Grieving in Carol Tyler’s New Graphic Memoir

‘The Ephemerata’ focuses on humility instead of ego

It’s been 20 years since Carol Tyler made her debut with Late Bloomer, a collection of smaller stories she had published in various small comic magazines in the late twentieth century. At that time, Tyler humorously described herself in the calligraphically text-heavy introduction as living in Bloomerland, a place of optimism regarding her career finally seeming to start to flourish. But with her latest book, The Ephemerata, Tyler finds herself in a very different sort of allegorical space

Carol Tyler

— Griefville. though not too different from the real world, Griefville is where Tyler finds herself continuously metaphorically haunted by the fact that in 2011, a lot of important people in her life started dying. It isn’t going to stop. And Tyler is well aware of the fact that, however painful grieving may be, it is an inexorable facet of the human condition.

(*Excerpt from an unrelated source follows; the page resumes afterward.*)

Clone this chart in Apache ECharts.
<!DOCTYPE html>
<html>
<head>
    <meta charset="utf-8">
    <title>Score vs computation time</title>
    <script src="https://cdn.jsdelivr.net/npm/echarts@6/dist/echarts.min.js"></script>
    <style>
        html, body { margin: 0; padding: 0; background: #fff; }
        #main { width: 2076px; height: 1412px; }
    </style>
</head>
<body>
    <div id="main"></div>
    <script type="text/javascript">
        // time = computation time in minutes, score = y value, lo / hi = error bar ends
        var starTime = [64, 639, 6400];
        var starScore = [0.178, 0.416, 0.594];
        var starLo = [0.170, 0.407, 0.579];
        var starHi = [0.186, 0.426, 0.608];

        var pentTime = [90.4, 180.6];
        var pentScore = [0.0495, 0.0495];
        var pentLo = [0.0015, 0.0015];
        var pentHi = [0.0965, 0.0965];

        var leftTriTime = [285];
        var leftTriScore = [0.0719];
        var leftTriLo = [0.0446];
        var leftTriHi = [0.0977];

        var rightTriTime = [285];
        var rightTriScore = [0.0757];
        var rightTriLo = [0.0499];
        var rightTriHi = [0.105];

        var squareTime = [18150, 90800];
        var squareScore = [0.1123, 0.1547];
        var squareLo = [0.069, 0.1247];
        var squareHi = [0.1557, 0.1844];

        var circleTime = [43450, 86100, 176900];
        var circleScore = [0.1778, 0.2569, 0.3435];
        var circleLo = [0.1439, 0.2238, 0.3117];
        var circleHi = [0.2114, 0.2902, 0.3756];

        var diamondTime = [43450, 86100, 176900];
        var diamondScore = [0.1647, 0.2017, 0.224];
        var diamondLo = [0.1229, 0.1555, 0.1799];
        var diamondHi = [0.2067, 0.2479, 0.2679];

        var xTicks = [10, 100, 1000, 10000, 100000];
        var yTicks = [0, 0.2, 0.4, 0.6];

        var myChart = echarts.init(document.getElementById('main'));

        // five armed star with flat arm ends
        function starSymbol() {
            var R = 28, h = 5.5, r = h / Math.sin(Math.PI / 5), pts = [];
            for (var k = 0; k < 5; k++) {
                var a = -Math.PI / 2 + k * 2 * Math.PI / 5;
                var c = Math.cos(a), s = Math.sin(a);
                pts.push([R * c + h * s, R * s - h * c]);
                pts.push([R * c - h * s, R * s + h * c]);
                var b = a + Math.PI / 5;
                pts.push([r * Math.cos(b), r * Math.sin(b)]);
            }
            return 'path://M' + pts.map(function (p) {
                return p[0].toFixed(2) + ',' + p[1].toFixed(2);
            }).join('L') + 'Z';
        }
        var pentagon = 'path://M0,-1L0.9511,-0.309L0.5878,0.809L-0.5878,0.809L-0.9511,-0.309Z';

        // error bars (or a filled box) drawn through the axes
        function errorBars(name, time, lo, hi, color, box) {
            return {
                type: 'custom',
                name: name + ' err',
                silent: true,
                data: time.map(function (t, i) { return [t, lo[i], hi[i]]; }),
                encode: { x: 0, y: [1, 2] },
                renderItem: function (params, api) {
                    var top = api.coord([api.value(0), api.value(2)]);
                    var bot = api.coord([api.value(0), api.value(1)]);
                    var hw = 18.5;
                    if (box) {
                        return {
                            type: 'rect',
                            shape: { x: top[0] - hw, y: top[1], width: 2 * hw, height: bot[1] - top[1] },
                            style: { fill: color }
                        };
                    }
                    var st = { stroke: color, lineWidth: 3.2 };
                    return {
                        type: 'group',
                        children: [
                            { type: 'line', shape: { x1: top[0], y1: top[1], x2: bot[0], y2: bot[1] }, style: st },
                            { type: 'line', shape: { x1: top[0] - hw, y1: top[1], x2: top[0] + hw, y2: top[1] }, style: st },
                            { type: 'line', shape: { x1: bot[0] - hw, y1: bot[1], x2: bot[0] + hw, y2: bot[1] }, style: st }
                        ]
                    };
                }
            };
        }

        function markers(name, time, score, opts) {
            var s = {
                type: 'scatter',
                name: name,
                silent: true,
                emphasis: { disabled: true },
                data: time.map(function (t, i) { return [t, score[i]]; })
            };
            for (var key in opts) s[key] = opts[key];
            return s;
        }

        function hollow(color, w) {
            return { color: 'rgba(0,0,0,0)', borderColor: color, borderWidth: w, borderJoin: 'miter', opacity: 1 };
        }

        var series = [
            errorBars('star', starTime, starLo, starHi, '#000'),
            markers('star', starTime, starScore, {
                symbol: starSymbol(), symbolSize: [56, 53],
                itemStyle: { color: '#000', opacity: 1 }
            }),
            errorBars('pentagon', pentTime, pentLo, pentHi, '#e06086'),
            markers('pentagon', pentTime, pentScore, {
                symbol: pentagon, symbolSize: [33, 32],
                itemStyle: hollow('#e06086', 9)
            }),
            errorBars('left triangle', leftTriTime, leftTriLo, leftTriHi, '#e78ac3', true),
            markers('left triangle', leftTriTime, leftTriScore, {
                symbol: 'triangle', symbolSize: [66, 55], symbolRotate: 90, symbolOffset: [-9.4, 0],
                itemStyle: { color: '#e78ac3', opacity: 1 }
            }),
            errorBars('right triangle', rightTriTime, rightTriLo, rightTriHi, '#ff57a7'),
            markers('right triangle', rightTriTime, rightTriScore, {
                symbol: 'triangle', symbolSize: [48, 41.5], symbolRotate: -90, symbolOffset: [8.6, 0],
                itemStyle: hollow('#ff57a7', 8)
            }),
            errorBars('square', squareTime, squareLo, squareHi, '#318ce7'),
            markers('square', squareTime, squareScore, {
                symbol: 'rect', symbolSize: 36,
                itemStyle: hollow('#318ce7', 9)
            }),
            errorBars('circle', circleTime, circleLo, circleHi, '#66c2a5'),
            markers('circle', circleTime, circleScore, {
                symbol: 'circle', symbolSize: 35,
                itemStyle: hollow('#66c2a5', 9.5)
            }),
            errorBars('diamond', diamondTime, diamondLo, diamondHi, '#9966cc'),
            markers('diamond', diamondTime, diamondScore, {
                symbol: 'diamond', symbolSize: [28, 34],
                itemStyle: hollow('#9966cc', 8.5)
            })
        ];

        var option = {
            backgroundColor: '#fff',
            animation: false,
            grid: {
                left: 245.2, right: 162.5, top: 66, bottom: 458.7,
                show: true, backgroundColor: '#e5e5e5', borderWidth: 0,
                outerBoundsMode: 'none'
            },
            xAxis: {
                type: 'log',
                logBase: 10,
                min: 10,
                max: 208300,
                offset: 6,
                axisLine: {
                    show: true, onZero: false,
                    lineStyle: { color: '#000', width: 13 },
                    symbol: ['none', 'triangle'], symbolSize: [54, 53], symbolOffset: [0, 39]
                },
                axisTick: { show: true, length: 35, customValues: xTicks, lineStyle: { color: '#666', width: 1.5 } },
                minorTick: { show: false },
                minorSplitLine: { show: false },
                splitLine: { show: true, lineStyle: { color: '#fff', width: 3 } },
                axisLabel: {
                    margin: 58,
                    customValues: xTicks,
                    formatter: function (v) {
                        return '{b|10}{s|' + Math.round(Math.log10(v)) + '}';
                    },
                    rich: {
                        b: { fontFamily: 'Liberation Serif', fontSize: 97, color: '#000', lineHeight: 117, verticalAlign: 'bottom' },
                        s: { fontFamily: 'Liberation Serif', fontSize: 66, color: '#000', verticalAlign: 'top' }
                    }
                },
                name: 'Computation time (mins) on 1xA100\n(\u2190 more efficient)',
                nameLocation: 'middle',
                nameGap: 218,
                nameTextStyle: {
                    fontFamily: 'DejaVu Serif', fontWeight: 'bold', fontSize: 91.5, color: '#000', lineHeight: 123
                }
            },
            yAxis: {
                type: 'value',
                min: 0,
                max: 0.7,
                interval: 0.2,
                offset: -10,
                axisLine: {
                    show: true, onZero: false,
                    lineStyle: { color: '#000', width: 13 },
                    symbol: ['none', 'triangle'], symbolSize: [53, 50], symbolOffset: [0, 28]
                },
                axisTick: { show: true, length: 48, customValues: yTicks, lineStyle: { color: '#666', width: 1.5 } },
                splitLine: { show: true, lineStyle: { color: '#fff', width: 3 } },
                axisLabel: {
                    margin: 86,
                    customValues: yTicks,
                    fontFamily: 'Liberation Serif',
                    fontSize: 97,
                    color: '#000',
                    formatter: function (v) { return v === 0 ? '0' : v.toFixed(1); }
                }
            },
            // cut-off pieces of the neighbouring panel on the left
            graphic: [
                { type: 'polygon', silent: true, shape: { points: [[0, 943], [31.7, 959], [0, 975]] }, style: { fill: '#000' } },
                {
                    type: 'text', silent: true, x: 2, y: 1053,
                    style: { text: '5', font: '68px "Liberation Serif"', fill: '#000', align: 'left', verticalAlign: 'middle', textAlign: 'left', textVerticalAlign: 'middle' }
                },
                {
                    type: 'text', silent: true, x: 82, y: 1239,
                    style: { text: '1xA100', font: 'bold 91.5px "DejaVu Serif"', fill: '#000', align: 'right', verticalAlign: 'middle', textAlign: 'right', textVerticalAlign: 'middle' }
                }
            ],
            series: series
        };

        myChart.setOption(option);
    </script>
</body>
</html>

Like Tyler’s previous graphic novel memoirs, The Ephemerata drops characters, ideas, and vibes in without context or explanation giving the book a dizzyingly episodic feel. Though the comics industry has long since moved on from the zine culture of the nineties, Tyler still maintains much of that era’s structure, or lack thereof. Much of what gives Tyler’s work such a unique perspective/feeling/flow is her willingness to switch topics abruptly, and seemingly at random. Though the book opens with Tyler’s painstakingly detailed garden in beautifully crafted crosshatching, bursting with imagined color even as it exists in mere black-and-white, she then transitions to more traditional panels detailing her mother’s relationship with gardening. That series leads to her mother’s sickness which in turn leads to Tyler’s garden in disarray. The metaphor is an obvious one- the garden is a reflection of Tyler’s ability to maintain it, and constant 400 mile caregiving visits take a physical as well as an emotional toil.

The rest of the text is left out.